GOAL
From the listing below, work out how many lines contain "matplotlib". Reply with that number only.

DATA
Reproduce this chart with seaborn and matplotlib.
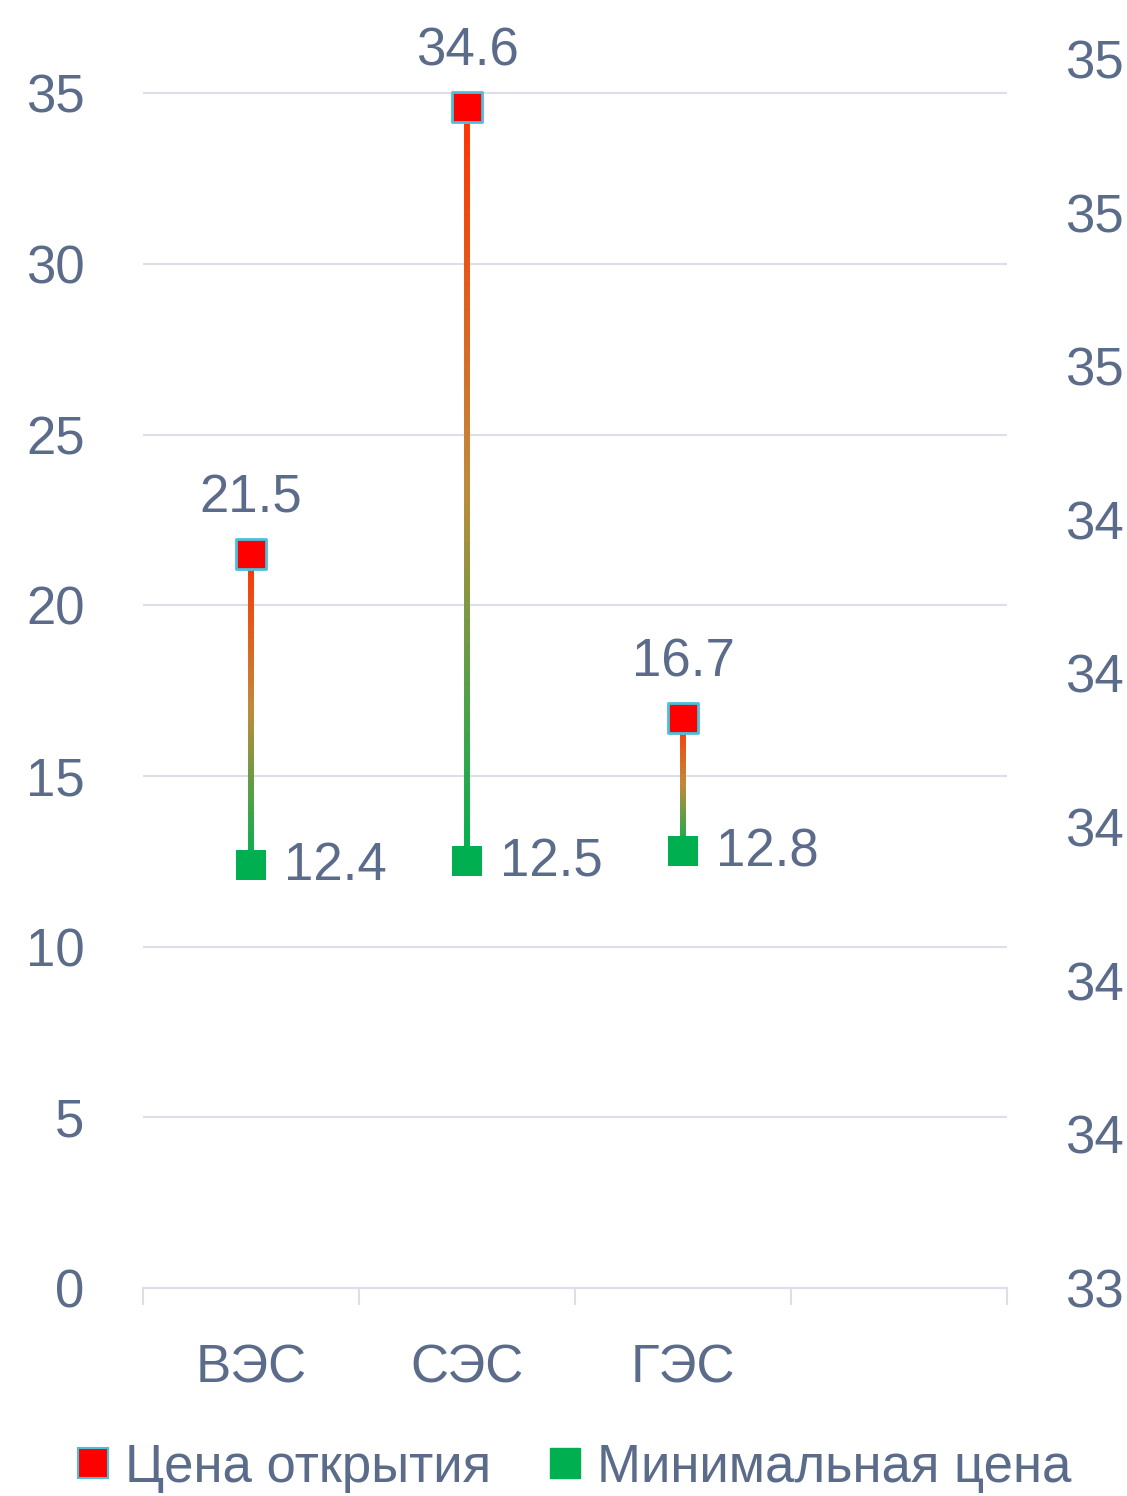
import matplotlib
matplotlib.use("Agg")
import matplotlib.pyplot as plt
import numpy as np
import pandas as pd
import seaborn as sns
from matplotlib.collections import LineCollection
from matplotlib.colors import LinearSegmentedColormap
from matplotlib.lines import Line2D

categories = ["ВЭС", "СЭС", "ГЭС"]
open_price = [21.5, 34.6, 16.7]
min_price = [12.4, 12.5, 12.8]
series_names = ["Цена открытия", "Минимальная цена"]
right_ticks = [33.4, 33.6, 33.8, 34.0, 34.2, 34.4, 34.6, 34.8, 35.0]

TEXT = "#5b6b8a"
GRID = "#dcdee8"
RED = "#ff0000"
GREEN = "#00b050"
FS = 38

sns.set_style("white")
plt.rcParams["font.family"] = ["Liberation Sans Narrow", "Liberation Sans", "DejaVu Sans"]

fig = plt.figure(figsize=(11.27, 14.96), dpi=100)
ax = fig.add_axes([0.1269, 0.139, 0.7666, 0.8216])

df = pd.DataFrame({"x": np.arange(len(categories)), "open": open_price, "min": min_price})

# gradient stems, green at bottom -> red at top
cmap = LinearSegmentedColormap.from_list("stem", [GREEN, "#c08a3a", "#ff3300"])
for _, r in df.iterrows():
    ys = np.linspace(r["min"], r["open"], 60)
    pts = np.array([[r["x"], y] for y in ys]).reshape(-1, 1, 2)
    segs = np.concatenate([pts[:-1], pts[1:]], axis=1)
    lc = LineCollection(segs, cmap=cmap, linewidths=4.3, zorder=2)
    lc.set_array(np.linspace(0, 1, len(segs)))
    ax.add_collection(lc)

sns.scatterplot(data=df, x="x", y="min", marker="s", s=470, color=GREEN,
                edgecolor=GREEN, linewidth=0, ax=ax, zorder=3, legend=False)
sns.scatterplot(data=df, x="x", y="open", marker="s", s=450, color=RED,
                edgecolor="#4bc0da", linewidth=2, ax=ax, zorder=4, legend=False)

for _, r in df.iterrows():
    ax.annotate(f"{r['open']:.1f}", (r["x"], r["open"]), xytext=(0, 22),
                textcoords="offset points", ha="center", va="bottom",
                fontsize=FS, color=TEXT)
    ax.annotate(f"{r['min']:.1f}", (r["x"], r["min"]), xytext=(24, -1),
                textcoords="offset points", ha="left", va="center",
                fontsize=FS, color=TEXT)

ax.set_xlim(-0.5, 3.5)
ax.set_ylim(0, 36)
ax.set_yticks(np.arange(0, 36, 5))
ax.yaxis.grid(True, color=GRID, linewidth=1.5)
ax.set_axisbelow(True)
ax.tick_params(axis="y", length=0, pad=42, labelsize=FS, labelcolor=TEXT)

ax.set_xticks(np.arange(-0.5, 4, 1))
ax.set_xticklabels([])
ax.set_xticks(np.arange(len(categories)), minor=True)
ax.set_xticklabels(categories, minor=True)
ax.tick_params(axis="x", which="major", bottom=True, direction="out",
               length=12, width=1.5, color=GRID)
ax.tick_params(axis="x", which="minor", bottom=True, length=0, pad=40,
               labelsize=FS, labelcolor=TEXT)
ax.set_xlabel("")
ax.set_ylabel("")

for side in ["top", "right", "left"]:
    ax.spines[side].set_visible(False)
ax.spines["bottom"].set_color(GRID)
ax.spines["bottom"].set_linewidth(1.5)

ax2 = ax.twinx()
ax2.set_ylim(33.4, 35.0)
ax2.set_yticks(right_ticks)
ax2.set_yticklabels([f"{round(v + 1e-9):.0f}" for v in right_ticks])
ax2.tick_params(axis="y", length=0, pad=42, labelsize=FS, labelcolor=TEXT)
for side in ["top", "right", "left", "bottom"]:
    ax2.spines[side].set_visible(False)

handles = [
    Line2D([], [], marker="s", linestyle="none", markersize=21, markerfacecolor=RED,
           markeredgecolor="#4bc0da", markeredgewidth=1.5),
    Line2D([], [], marker="s", linestyle="none", markersize=22, markerfacecolor=GREEN,
           markeredgecolor=GREEN),
]
leg = fig.legend(handles, series_names, loc="center", bbox_to_anchor=(0.505, 0.019),
                 ncol=2, frameon=False, fontsize=FS, handletextpad=0.1,
                 columnspacing=0.9, handlelength=1.0)
for t in leg.get_texts():
    t.set_color(TEXT)

fig.savefig("out.png", dpi=100)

CORRECT RESPONSE
7